What is asked
Exclude the pictures, then repeat the remaining data exactly.

Extracted data
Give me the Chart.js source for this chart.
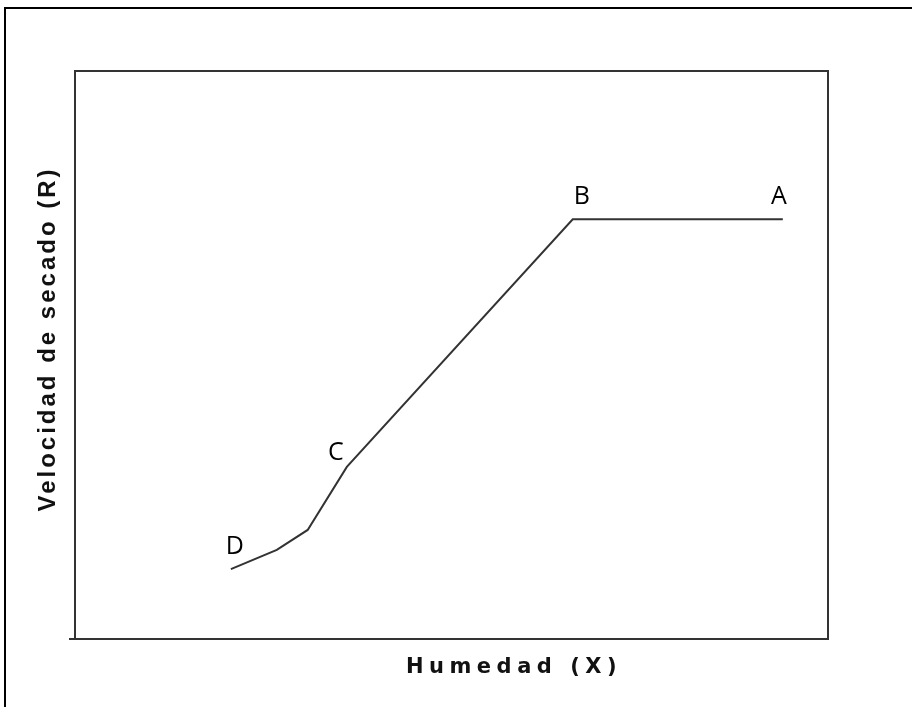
<!DOCTYPE html>
<html>
<head>
<meta charset="utf-8">
<script src="https://cdn.jsdelivr.net/npm/chart.js@4.4.0/dist/chart.umd.min.js"></script>
<style>
    html, body { margin: 0; padding: 0; background: #fff; overflow: hidden; }
    #frame {
        position: absolute; left: 4px; top: 7px;
        width: 1000px; height: 800px;
        border: 2px solid #000;
    }
    #wrap { position: absolute; left: 0; top: 0; width: 912px; height: 707px; }
</style>
</head>
<body>
<div id="frame"></div>
<div id="wrap"><canvas id="chart" width="912" height="707"></canvas></div>
<script>
// Curve of drying rate vs moisture (arbitrary 0-100 units)
const humedad = [20.7, 26.8, 30.9, 36.1, 66.1, 94.0];
const velocidad = [12.3, 15.7, 19.2, 30.3, 73.9, 73.9];
const puntos = ['D', '', '', 'C', 'B', 'A'];

const xTitle = 'Humedad (X)';
const yTitle = 'Velocidad de secado (R)';

// label offsets from each point, in pixels
const labelOffsets = {
    D: [4, -22],
    C: [-11, -14],
    B: [9, -22],
    A: [-4, -22]
};

const boxPlugin = {
    id: 'boxPlugin',
    afterDraw(chart) {
        const ctx = chart.ctx;
        const a = chart.chartArea;
        ctx.save();
        ctx.strokeStyle = '#333';
        ctx.lineWidth = 2;
        ctx.beginPath();
        ctx.moveTo(a.left - 6, a.bottom);
        ctx.lineTo(a.right, a.bottom);
        ctx.lineTo(a.right, a.top);
        ctx.lineTo(a.left, a.top);
        ctx.lineTo(a.left, a.bottom);
        ctx.stroke();

        // axis titles
        ctx.fillStyle = '#111';
        ctx.textAlign = 'center';
        ctx.textBaseline = 'middle';
        ctx.font = 'bold 21px "DejaVu Sans", Verdana, sans-serif';
        ctx.letterSpacing = '5.5px';
        ctx.fillText(xTitle, a.left + 439, a.bottom + 29);

        ctx.font = 'bold 24px "Liberation Sans", Arial, sans-serif';
        ctx.letterSpacing = '3px';
        ctx.translate(a.left - 27, a.top + 268);
        ctx.rotate(-Math.PI / 2);
        ctx.fillText(yTitle, 0, 0);
        ctx.restore();

        // point labels
        const meta = chart.getDatasetMeta(0);
        ctx.save();
        ctx.fillStyle = '#000';
        ctx.textAlign = 'center';
        ctx.textBaseline = 'middle';
        ctx.font = '25px "Open Sans", "DejaVu Sans", sans-serif';
        meta.data.forEach((pt, i) => {
            const txt = puntos[i];
            if (!txt) return;
            const off = labelOffsets[txt];
            ctx.fillText(txt, pt.x + off[0], pt.y + off[1]);
        });
        ctx.restore();
    }
};

new Chart(document.getElementById('chart'), {
    type: 'scatter',
    data: {
        datasets: [{
            data: humedad.map((x, i) => ({ x: x, y: velocidad[i] })),
            showLine: true,
            borderColor: '#333',
            borderWidth: 2,
            pointRadius: 0,
            tension: 0,
            fill: false
        }]
    },
    options: {
        responsive: false,
        animation: false,
        events: [],
        layout: { padding: { left: 75, top: 71, right: 84, bottom: 68 } },
        plugins: { legend: { display: false }, tooltip: { enabled: false } },
        scales: {
            x: { type: 'linear', min: 0, max: 100, display: false },
            y: { type: 'linear', min: 0, max: 100, display: false }
        }
    },
    plugins: [boxPlugin]
});
</script>
</body>
</html>
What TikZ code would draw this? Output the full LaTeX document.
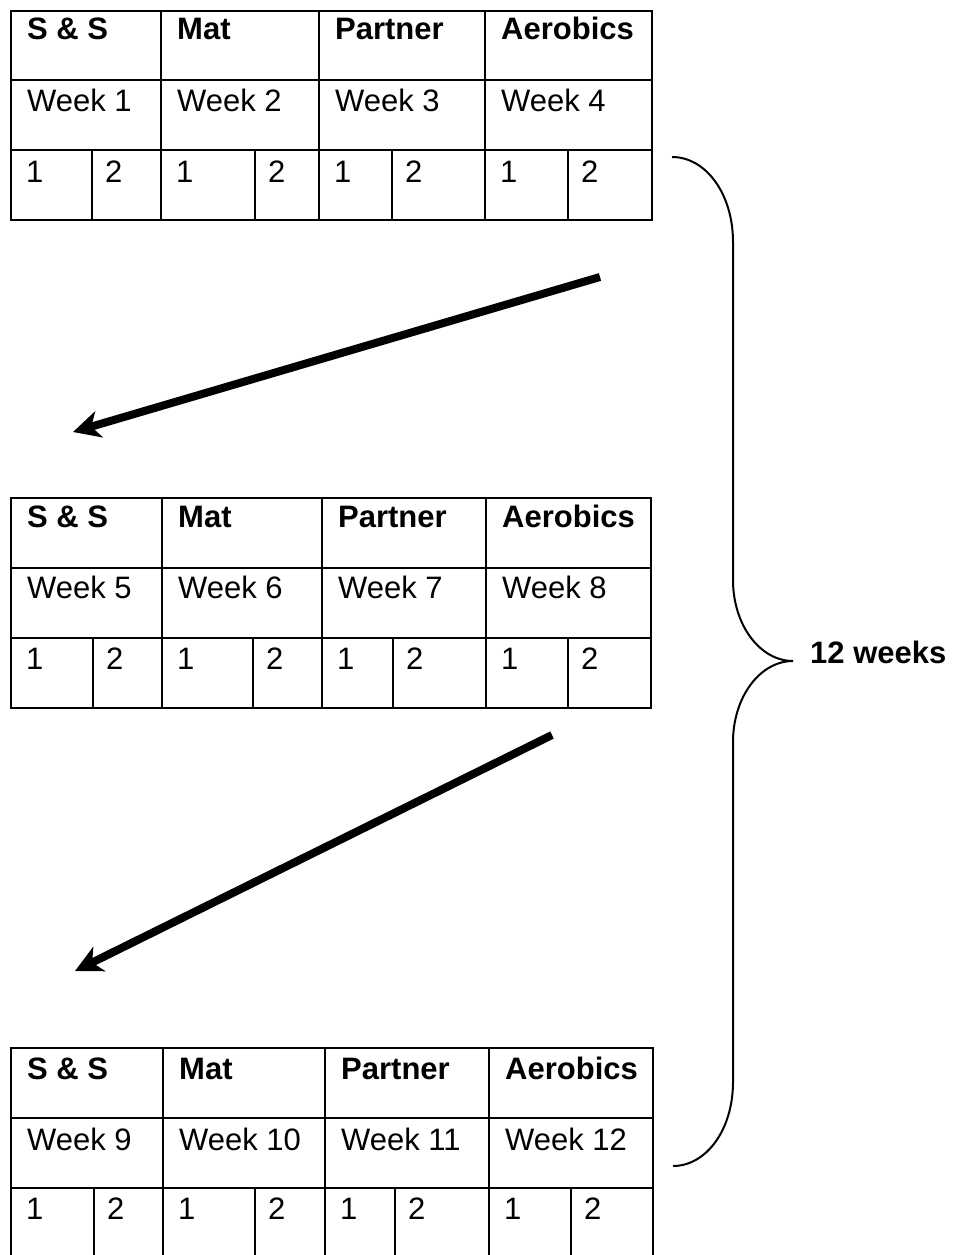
\documentclass[tikz,border=0pt]{standalone}
\usepackage{fontspec}
\setmainfont{Liberation Sans}
\usetikzlibrary{arrows.meta}
\begin{document}
\begin{tikzpicture}[x=1pt,y=-1pt,
  grid/.style={line width=2.4pt},
  cell/.style={anchor=base west, inner sep=0pt, font=\fontsize{31}{37}\selectfont},
  head/.style={cell, font=\fontsize{31}{37}\selectfont\bfseries},
  bigarrow/.style={line width=8pt, -{Stealth[length=27pt,width=27pt,inset=8pt]}},
  bracestyle/.style={line width=2pt}]
\useasboundingbox (0,0) rectangle (955,1255);

% ---------- Table 1 ----------
\draw[grid] (11,11) rectangle (652,220);
\draw[grid] (11,80) -- (652,80);
\draw[grid] (11,150) -- (652,150);
\foreach \x in {161,319,485} \draw[grid] (\x,11) -- (\x,220);
\foreach \x in {92,255,392,568} \draw[grid] (\x,150) -- (\x,220);
\foreach \x/\h/\w in {11/S \& S/1,161/Mat/2,319/Partner/3,485/Aerobics/4}{
  \node[head] (ta\w) at (\x+16,40) {\h};
  \node[cell] (tw\w) at (\x+16,111) {Week \w};
  \node[cell] (to\w) at (\x+15,182) {1};
}
\foreach \x [count=\i] in {92,255,392,568}
  \node[cell] (tt\i) at (\x+13,182) {2};

% ---------- Table 2 ----------
\draw[grid] (11,498) rectangle (651,708);
\draw[grid] (11,568) -- (651,568);
\draw[grid] (11,638) -- (651,638);
\foreach \x in {162,322,486} \draw[grid] (\x,498) -- (\x,708);
\foreach \x in {93,253,393,568} \draw[grid] (\x,638) -- (\x,708);
\foreach \x/\h/\w in {11/S \& S/5,162/Mat/6,322/Partner/7,486/Aerobics/8}{
  \node[head] (ua\w) at (\x+16,527) {\h};
  \node[cell] (uw\w) at (\x+16,598) {Week \w};
  \node[cell] (uo\w) at (\x+15,669) {1};
}
\foreach \x [count=\i] in {93,253,393,568}
  \node[cell] (ut\i) at (\x+13,669) {2};

% ---------- Table 3 (cut by the page bottom) ----------
\draw[grid] (11,1262) -- (11,1048) -- (653,1048) -- (653,1262);
\draw[grid] (11,1118) -- (653,1118);
\draw[grid] (11,1188) -- (653,1188);
\foreach \x in {163,325,489} \draw[grid] (\x,1048) -- (\x,1262);
\foreach \x in {94,255,395,571} \draw[grid] (\x,1188) -- (\x,1262);
\foreach \x/\h/\w in {11/S \& S/9,163/Mat/10,325/Partner/11,489/Aerobics/12}{
  \node[head] (va\w) at (\x+16,1079) {\h};
  \node[cell] (vw\w) at (\x+16,1150) {Week \w};
  \node[cell] (vo\w) at (\x+15,1219) {1};
}
\foreach \x [count=\i] in {94,255,395,571}
  \node[cell] (vt\i) at (\x+13,1219) {2};

% ---------- Arrows ----------
\coordinate (a1s) at (600,277);
\coordinate (a1e) at (73,432);
\coordinate (a2s) at (552,735);
\coordinate (a2e) at (75,971);
\draw[bigarrow] (a1s) -- (a1e);
\draw[bigarrow] (a2s) -- (a2e);

% ---------- Brace ----------
\coordinate (btop) at (672,157);
\coordinate (btip) at (793,661);
\coordinate (bbot) at (673,1166);
\draw[bracestyle] (btop) .. controls (706,157) and (733,194) .. (733,242)
  -- (733,580) .. controls (733,625) and (760,661) .. (btip)
  .. controls (760,661) and (733,697) .. (733,742)
  -- (733,1082) .. controls (733,1130) and (706,1166) .. (bbot);
\node[head] (weeks) at (810,663) {12 weeks};
\end{tikzpicture}
\end{document}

Correct result
Give me the Chart.js source for this chart.
<!DOCTYPE html>
<html>
<head>
<meta charset="utf-8">
<script src="https://cdn.jsdelivr.net/npm/chart.js@4.4.0/dist/chart.umd.min.js"></script>
<style>
    html, body { margin: 0; padding: 0; background: #fff; overflow: hidden; }
    #frame {
        position: absolute; left: 4px; top: 7px;
        width: 1000px; height: 800px;
        border: 2px solid #000;
    }
    #wrap { position: absolute; left: 0; top: 0; width: 912px; height: 707px; }
</style>
</head>
<body>
<div id="frame"></div>
<div id="wrap"><canvas id="chart" width="912" height="707"></canvas></div>
<script>
// Curve of drying rate vs moisture (arbitrary 0-100 units)
const humedad = [20.7, 26.8, 30.9, 36.1, 66.1, 94.0];
const velocidad = [12.3, 15.7, 19.2, 30.3, 73.9, 73.9];
const puntos = ['D', '', '', 'C', 'B', 'A'];

const xTitle = 'Humedad (X)';
const yTitle = 'Velocidad de secado (R)';

// label offsets from each point, in pixels
const labelOffsets = {
    D: [4, -22],
    C: [-11, -14],
    B: [9, -22],
    A: [-4, -22]
};

const boxPlugin = {
    id: 'boxPlugin',
    afterDraw(chart) {
        const ctx = chart.ctx;
        const a = chart.chartArea;
        ctx.save();
        ctx.strokeStyle = '#333';
        ctx.lineWidth = 2;
        ctx.beginPath();
        ctx.moveTo(a.left - 6, a.bottom);
        ctx.lineTo(a.right, a.bottom);
        ctx.lineTo(a.right, a.top);
        ctx.lineTo(a.left, a.top);
        ctx.lineTo(a.left, a.bottom);
        ctx.stroke();

        // axis titles
        ctx.fillStyle = '#111';
        ctx.textAlign = 'center';
        ctx.textBaseline = 'middle';
        ctx.font = 'bold 21px "DejaVu Sans", Verdana, sans-serif';
        ctx.letterSpacing = '5.5px';
        ctx.fillText(xTitle, a.left + 439, a.bottom + 29);

        ctx.font = 'bold 24px "Liberation Sans", Arial, sans-serif';
        ctx.letterSpacing = '3px';
        ctx.translate(a.left - 27, a.top + 268);
        ctx.rotate(-Math.PI / 2);
        ctx.fillText(yTitle, 0, 0);
        ctx.restore();

        // point labels
        const meta = chart.getDatasetMeta(0);
        ctx.save();
        ctx.fillStyle = '#000';
        ctx.textAlign = 'center';
        ctx.textBaseline = 'middle';
        ctx.font = '25px "Open Sans", "DejaVu Sans", sans-serif';
        meta.data.forEach((pt, i) => {
            const txt = puntos[i];
            if (!txt) return;
            const off = labelOffsets[txt];
            ctx.fillText(txt, pt.x + off[0], pt.y + off[1]);
        });
        ctx.restore();
    }
};

new Chart(document.getElementById('chart'), {
    type: 'scatter',
    data: {
        datasets: [{
            data: humedad.map((x, i) => ({ x: x, y: velocidad[i] })),
            showLine: true,
            borderColor: '#333',
            borderWidth: 2,
            pointRadius: 0,
            tension: 0,
            fill: false
        }]
    },
    options: {
        responsive: false,
        animation: false,
        events: [],
        layout: { padding: { left: 75, top: 71, right: 84, bottom: 68 } },
        plugins: { legend: { display: false }, tooltip: { enabled: false } },
        scales: {
            x: { type: 'linear', min: 0, max: 100, display: false },
            y: { type: 'linear', min: 0, max: 100, display: false }
        }
    },
    plugins: [boxPlugin]
});
</script>
</body>
</html>
What TikZ code would draw this? Output the full LaTeX document.
\documentclass[tikz,border=0pt]{standalone}
\usepackage{fontspec}
\setmainfont{Liberation Sans}
\usetikzlibrary{arrows.meta}
\begin{document}
\begin{tikzpicture}[x=1pt,y=-1pt,
  grid/.style={line width=2.4pt},
  cell/.style={anchor=base west, inner sep=0pt, font=\fontsize{31}{37}\selectfont},
  head/.style={cell, font=\fontsize{31}{37}\selectfont\bfseries},
  bigarrow/.style={line width=8pt, -{Stealth[length=27pt,width=27pt,inset=8pt]}},
  bracestyle/.style={line width=2pt}]
\useasboundingbox (0,0) rectangle (955,1255);

% ---------- Table 1 ----------
\draw[grid] (11,11) rectangle (652,220);
\draw[grid] (11,80) -- (652,80);
\draw[grid] (11,150) -- (652,150);
\foreach \x in {161,319,485} \draw[grid] (\x,11) -- (\x,220);
\foreach \x in {92,255,392,568} \draw[grid] (\x,150) -- (\x,220);
\foreach \x/\h/\w in {11/S \& S/1,161/Mat/2,319/Partner/3,485/Aerobics/4}{
  \node[head] (ta\w) at (\x+16,40) {\h};
  \node[cell] (tw\w) at (\x+16,111) {Week \w};
  \node[cell] (to\w) at (\x+15,182) {1};
}
\foreach \x [count=\i] in {92,255,392,568}
  \node[cell] (tt\i) at (\x+13,182) {2};

% ---------- Table 2 ----------
\draw[grid] (11,498) rectangle (651,708);
\draw[grid] (11,568) -- (651,568);
\draw[grid] (11,638) -- (651,638);
\foreach \x in {162,322,486} \draw[grid] (\x,498) -- (\x,708);
\foreach \x in {93,253,393,568} \draw[grid] (\x,638) -- (\x,708);
\foreach \x/\h/\w in {11/S \& S/5,162/Mat/6,322/Partner/7,486/Aerobics/8}{
  \node[head] (ua\w) at (\x+16,527) {\h};
  \node[cell] (uw\w) at (\x+16,598) {Week \w};
  \node[cell] (uo\w) at (\x+15,669) {1};
}
\foreach \x [count=\i] in {93,253,393,568}
  \node[cell] (ut\i) at (\x+13,669) {2};

% ---------- Table 3 (cut by the page bottom) ----------
\draw[grid] (11,1262) -- (11,1048) -- (653,1048) -- (653,1262);
\draw[grid] (11,1118) -- (653,1118);
\draw[grid] (11,1188) -- (653,1188);
\foreach \x in {163,325,489} \draw[grid] (\x,1048) -- (\x,1262);
\foreach \x in {94,255,395,571} \draw[grid] (\x,1188) -- (\x,1262);
\foreach \x/\h/\w in {11/S \& S/9,163/Mat/10,325/Partner/11,489/Aerobics/12}{
  \node[head] (va\w) at (\x+16,1079) {\h};
  \node[cell] (vw\w) at (\x+16,1150) {Week \w};
  \node[cell] (vo\w) at (\x+15,1219) {1};
}
\foreach \x [count=\i] in {94,255,395,571}
  \node[cell] (vt\i) at (\x+13,1219) {2};

% ---------- Arrows ----------
\coordinate (a1s) at (600,277);
\coordinate (a1e) at (73,432);
\coordinate (a2s) at (552,735);
\coordinate (a2e) at (75,971);
\draw[bigarrow] (a1s) -- (a1e);
\draw[bigarrow] (a2s) -- (a2e);

% ---------- Brace ----------
\coordinate (btop) at (672,157);
\coordinate (btip) at (793,661);
\coordinate (bbot) at (673,1166);
\draw[bracestyle] (btop) .. controls (706,157) and (733,194) .. (733,242)
  -- (733,580) .. controls (733,625) and (760,661) .. (btip)
  .. controls (760,661) and (733,697) .. (733,742)
  -- (733,1082) .. controls (733,1130) and (706,1166) .. (bbot);
\node[head] (weeks) at (810,663) {12 weeks};
\end{tikzpicture}
\end{document}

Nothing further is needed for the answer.